ImagingDataCommons / highdicom

High-level DICOM abstractions for the Python programming language
https://highdicom.readthedocs.io
MIT License
172 stars 37 forks source link

Multiprocessing for frame encoding in Segmentation constructor #245

Closed CPBridge closed 1 year ago

CPBridge commented 1 year ago

Add the ability to use concurrency to encode frames when creating segmentations.

When using encapsulated transfer syntaxes, the process of encoding frames takes a significant amount of the total time for creation of a Segmentation object. For large multiframe segmentations such as those of WSIs, this can take several minutes. Parallelising the encoding of frames is an obvious place for significant performance gains.

In this PR, I add the ability to use multiprocessing for frame encoding using the Python standard library's concurrent.futures module. The user specifies a workers parameter governing the number of worker processes to spawn (with the default remaining no worker threads).

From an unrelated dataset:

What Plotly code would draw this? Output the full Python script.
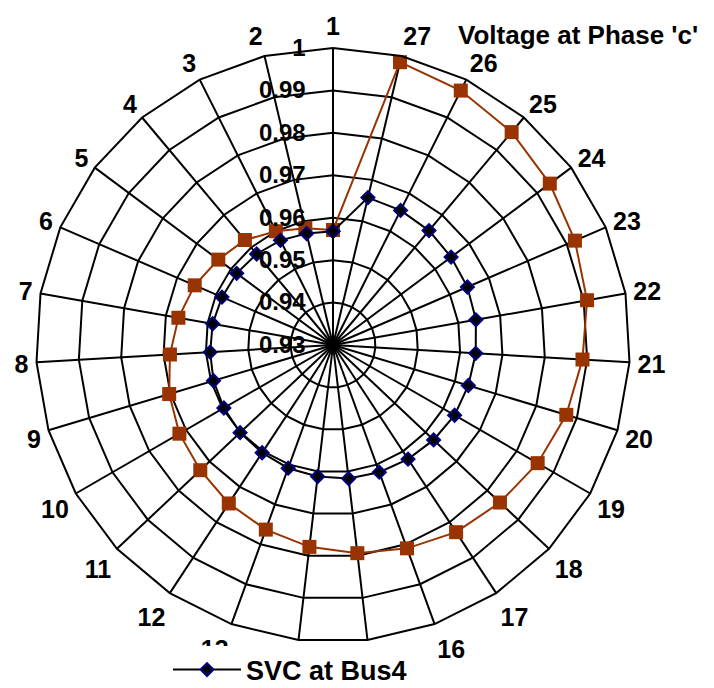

Alternatively they may "bring their own" worker pool by providing an instance of any concurrent.futures.Executor. This has two potential benefits. First it allows a worker pool to be re-used in programs where a large number of segmentations needs to be created to save to overhead of setting up the worker pools. Secondly, it gives the user more control over the multiprocessing context if they want it. For example, in principle, they could pass a ThreadPoolExecutor to use multi-threading rather that multiprocessing.

I also made a few other tweaks to the segmentation array processing for further efficiency gains. Most notably, I adjusted the _get_segment_pixel_array method to return the array for a single frame and a single segment (as opposed to a all frames and a single segment). This makes the looping logic a bit simpler and it turns out that this is slightly faster, presumably because it avoid the need to allocate memory for large arrays.

CPBridge commented 1 year ago

Yes I have definitely thought about decoding with multiple workers too, one for the to-do list.